■ Problem
Repeat every line of the material, character for character.

■ Supplied data
=-=-=-=-=
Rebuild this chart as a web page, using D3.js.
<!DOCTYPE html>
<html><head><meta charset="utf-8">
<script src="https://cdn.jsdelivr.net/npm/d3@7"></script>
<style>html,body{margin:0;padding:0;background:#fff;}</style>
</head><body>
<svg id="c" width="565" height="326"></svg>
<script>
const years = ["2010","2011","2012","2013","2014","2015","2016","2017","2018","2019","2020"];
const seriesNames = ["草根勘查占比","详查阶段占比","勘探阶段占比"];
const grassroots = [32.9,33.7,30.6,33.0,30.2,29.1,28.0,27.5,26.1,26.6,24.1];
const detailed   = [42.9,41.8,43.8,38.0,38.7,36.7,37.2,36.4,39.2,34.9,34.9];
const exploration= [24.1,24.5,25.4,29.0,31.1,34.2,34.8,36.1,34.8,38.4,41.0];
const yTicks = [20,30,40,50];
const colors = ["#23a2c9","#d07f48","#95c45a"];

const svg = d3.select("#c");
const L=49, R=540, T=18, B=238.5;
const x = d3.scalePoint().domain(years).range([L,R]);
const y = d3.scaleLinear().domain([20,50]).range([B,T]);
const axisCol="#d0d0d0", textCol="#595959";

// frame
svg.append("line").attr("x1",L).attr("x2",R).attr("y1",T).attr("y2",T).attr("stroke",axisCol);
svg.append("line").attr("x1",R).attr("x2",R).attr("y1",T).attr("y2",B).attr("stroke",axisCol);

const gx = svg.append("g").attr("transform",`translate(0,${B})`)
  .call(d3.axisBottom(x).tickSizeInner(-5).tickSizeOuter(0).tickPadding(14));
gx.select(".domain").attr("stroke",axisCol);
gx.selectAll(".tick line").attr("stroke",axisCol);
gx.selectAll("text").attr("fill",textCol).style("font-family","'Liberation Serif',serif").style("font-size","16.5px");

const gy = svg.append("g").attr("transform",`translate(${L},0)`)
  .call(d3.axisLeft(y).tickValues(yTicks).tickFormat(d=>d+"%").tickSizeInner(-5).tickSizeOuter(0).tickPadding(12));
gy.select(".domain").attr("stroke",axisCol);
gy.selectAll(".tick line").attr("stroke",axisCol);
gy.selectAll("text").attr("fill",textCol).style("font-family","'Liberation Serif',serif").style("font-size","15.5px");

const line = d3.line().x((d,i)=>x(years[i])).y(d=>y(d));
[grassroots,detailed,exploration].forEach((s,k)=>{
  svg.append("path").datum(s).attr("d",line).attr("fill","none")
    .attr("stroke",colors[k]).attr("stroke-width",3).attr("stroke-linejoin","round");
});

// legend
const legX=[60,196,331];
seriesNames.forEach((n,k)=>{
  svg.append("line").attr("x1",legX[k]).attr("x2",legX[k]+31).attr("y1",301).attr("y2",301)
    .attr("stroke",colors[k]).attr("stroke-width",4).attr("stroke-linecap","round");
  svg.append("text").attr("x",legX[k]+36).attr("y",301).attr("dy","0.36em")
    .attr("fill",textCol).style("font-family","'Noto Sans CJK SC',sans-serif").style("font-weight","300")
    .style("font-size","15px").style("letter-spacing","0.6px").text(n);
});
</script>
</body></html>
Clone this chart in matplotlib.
=-=-=-=-=
■ Result of this task
Rebuild this chart as a web page, using D3.js.
<!DOCTYPE html>
<html><head><meta charset="utf-8">
<script src="https://cdn.jsdelivr.net/npm/d3@7"></script>
<style>html,body{margin:0;padding:0;background:#fff;}</style>
</head><body>
<svg id="c" width="565" height="326"></svg>
<script>
const years = ["2010","2011","2012","2013","2014","2015","2016","2017","2018","2019","2020"];
const seriesNames = ["草根勘查占比","详查阶段占比","勘探阶段占比"];
const grassroots = [32.9,33.7,30.6,33.0,30.2,29.1,28.0,27.5,26.1,26.6,24.1];
const detailed   = [42.9,41.8,43.8,38.0,38.7,36.7,37.2,36.4,39.2,34.9,34.9];
const exploration= [24.1,24.5,25.4,29.0,31.1,34.2,34.8,36.1,34.8,38.4,41.0];
const yTicks = [20,30,40,50];
const colors = ["#23a2c9","#d07f48","#95c45a"];

const svg = d3.select("#c");
const L=49, R=540, T=18, B=238.5;
const x = d3.scalePoint().domain(years).range([L,R]);
const y = d3.scaleLinear().domain([20,50]).range([B,T]);
const axisCol="#d0d0d0", textCol="#595959";

// frame
svg.append("line").attr("x1",L).attr("x2",R).attr("y1",T).attr("y2",T).attr("stroke",axisCol);
svg.append("line").attr("x1",R).attr("x2",R).attr("y1",T).attr("y2",B).attr("stroke",axisCol);

const gx = svg.append("g").attr("transform",`translate(0,${B})`)
  .call(d3.axisBottom(x).tickSizeInner(-5).tickSizeOuter(0).tickPadding(14));
gx.select(".domain").attr("stroke",axisCol);
gx.selectAll(".tick line").attr("stroke",axisCol);
gx.selectAll("text").attr("fill",textCol).style("font-family","'Liberation Serif',serif").style("font-size","16.5px");

const gy = svg.append("g").attr("transform",`translate(${L},0)`)
  .call(d3.axisLeft(y).tickValues(yTicks).tickFormat(d=>d+"%").tickSizeInner(-5).tickSizeOuter(0).tickPadding(12));
gy.select(".domain").attr("stroke",axisCol);
gy.selectAll(".tick line").attr("stroke",axisCol);
gy.selectAll("text").attr("fill",textCol).style("font-family","'Liberation Serif',serif").style("font-size","15.5px");

const line = d3.line().x((d,i)=>x(years[i])).y(d=>y(d));
[grassroots,detailed,exploration].forEach((s,k)=>{
  svg.append("path").datum(s).attr("d",line).attr("fill","none")
    .attr("stroke",colors[k]).attr("stroke-width",3).attr("stroke-linejoin","round");
});

// legend
const legX=[60,196,331];
seriesNames.forEach((n,k)=>{
  svg.append("line").attr("x1",legX[k]).attr("x2",legX[k]+31).attr("y1",301).attr("y2",301)
    .attr("stroke",colors[k]).attr("stroke-width",4).attr("stroke-linecap","round");
  svg.append("text").attr("x",legX[k]+36).attr("y",301).attr("dy","0.36em")
    .attr("fill",textCol).style("font-family","'Noto Sans CJK SC',sans-serif").style("font-weight","300")
    .style("font-size","15px").style("letter-spacing","0.6px").text(n);
});
</script>
</body></html>
Clone this chart in matplotlib.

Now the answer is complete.